The sentiments were echoed by Rashneek Kher of the Roots in Kashmir organisation.
“Kashmiri Pandits are spread across the country but I think not more than 25,000 would have access to voting. Also the requirement of ‘M’ form is 100 percent discriminatory. I am as much an Indian as anybody else.
“We have not moved out the valley out of choice. It (the migrant tag) is a misnomer,” Kher told IANS.
Kher also added that though he filled up the requisite forms couple of years ago he is yet to get his voter Id card.
“It is not just me. I know many people in the NCR (national capital region). About 20,000 people had filled up the forms and of them only about 2,000 have got their voter-Id cards,” Kher added.
At a time when voter registration is just a mouse-click away the “tedious” process of filling the ‘M’ form is a big setback.
“The process is very cumbersome.
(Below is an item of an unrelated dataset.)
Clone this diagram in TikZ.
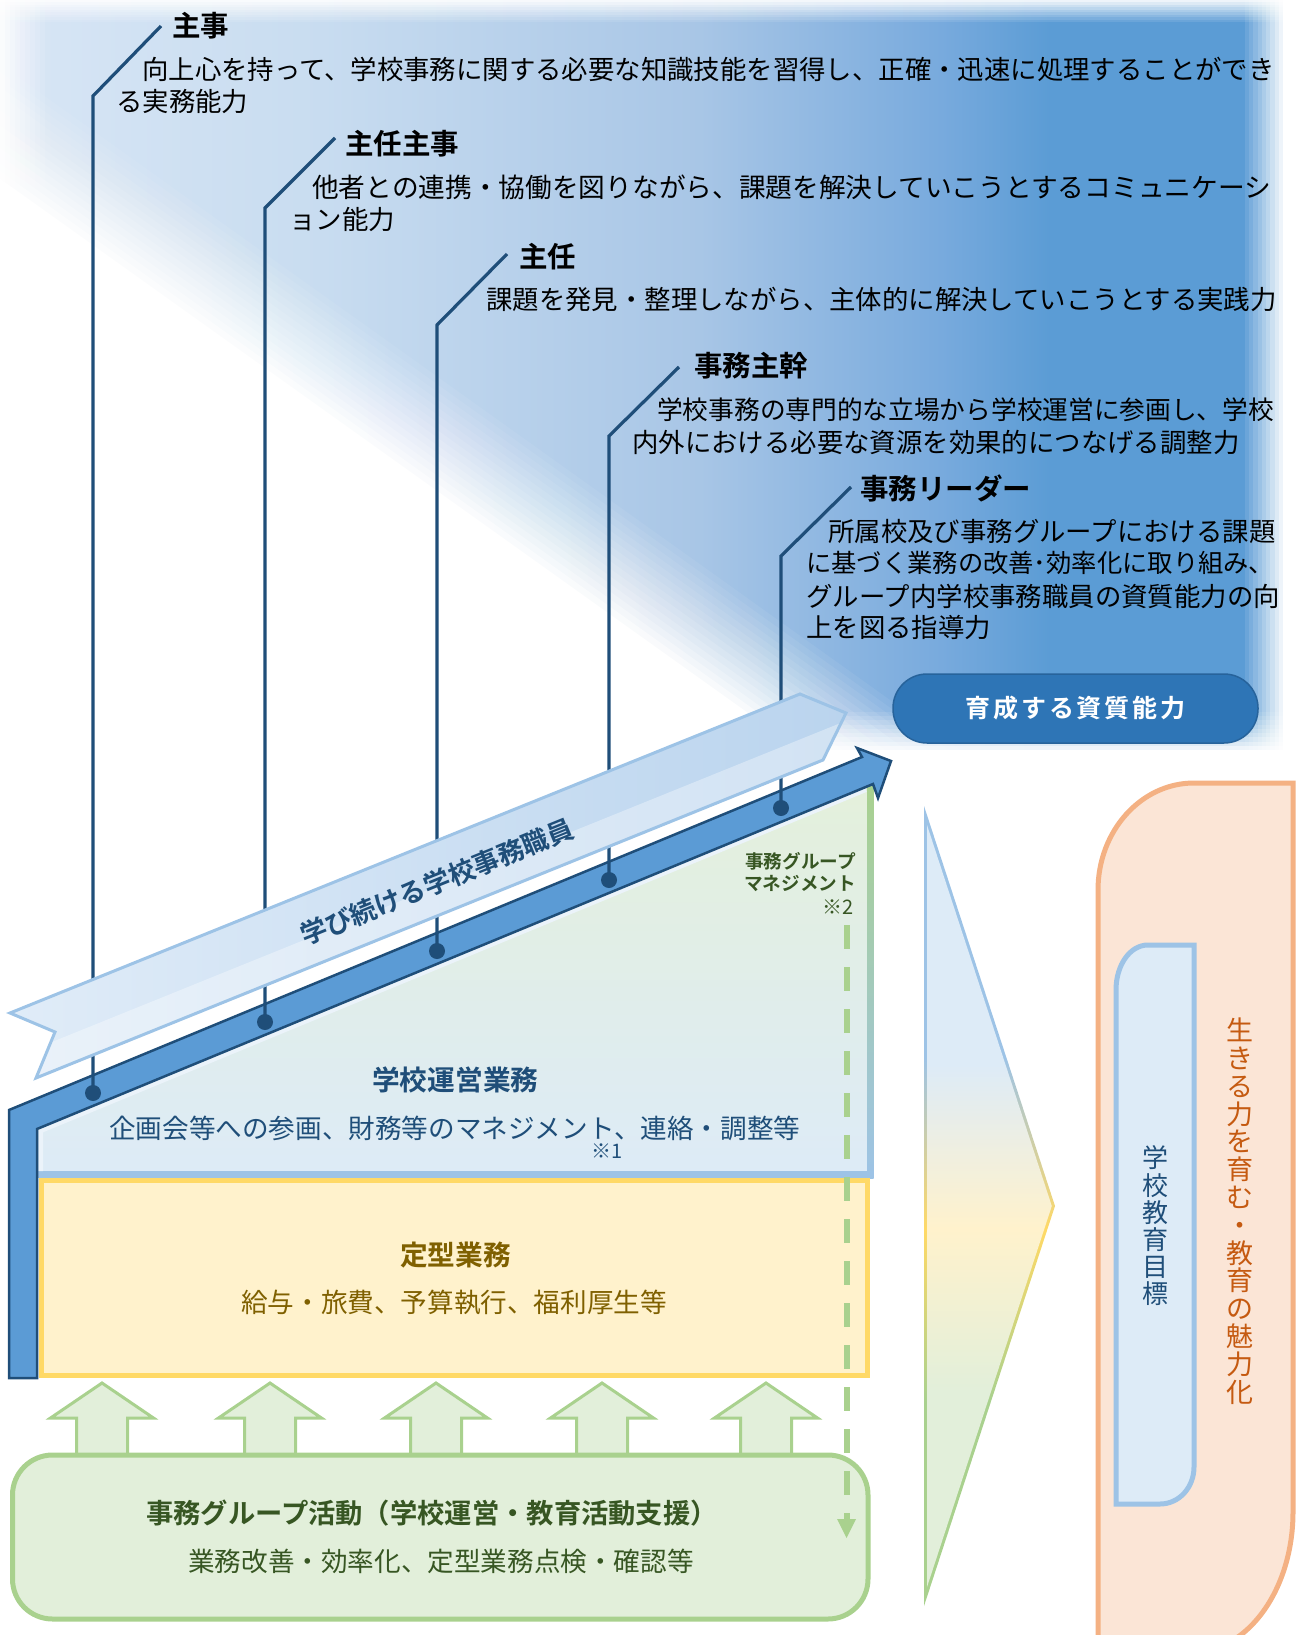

You have to get the ‘M’ form from the relief commissioner in Jammu. Moreover, the poll process is meaningless till our issues are addressed,” said Panun Kashmir national spokesman Kamal Hak.
Kashmiri Hindus were forced to flee their homeland when separatist militancy erupted more than two decades ago in Jammu and Kashmir.
Some 300,000 Pandits fled the Kashmir Valley since 1989, when militancy was at its peak, at times targeting members of the community. Today, most of them live in Jammu, New Delhi, Chandigarh, Bangalore and Mumbai. Only about 3,000 still reside in the valley.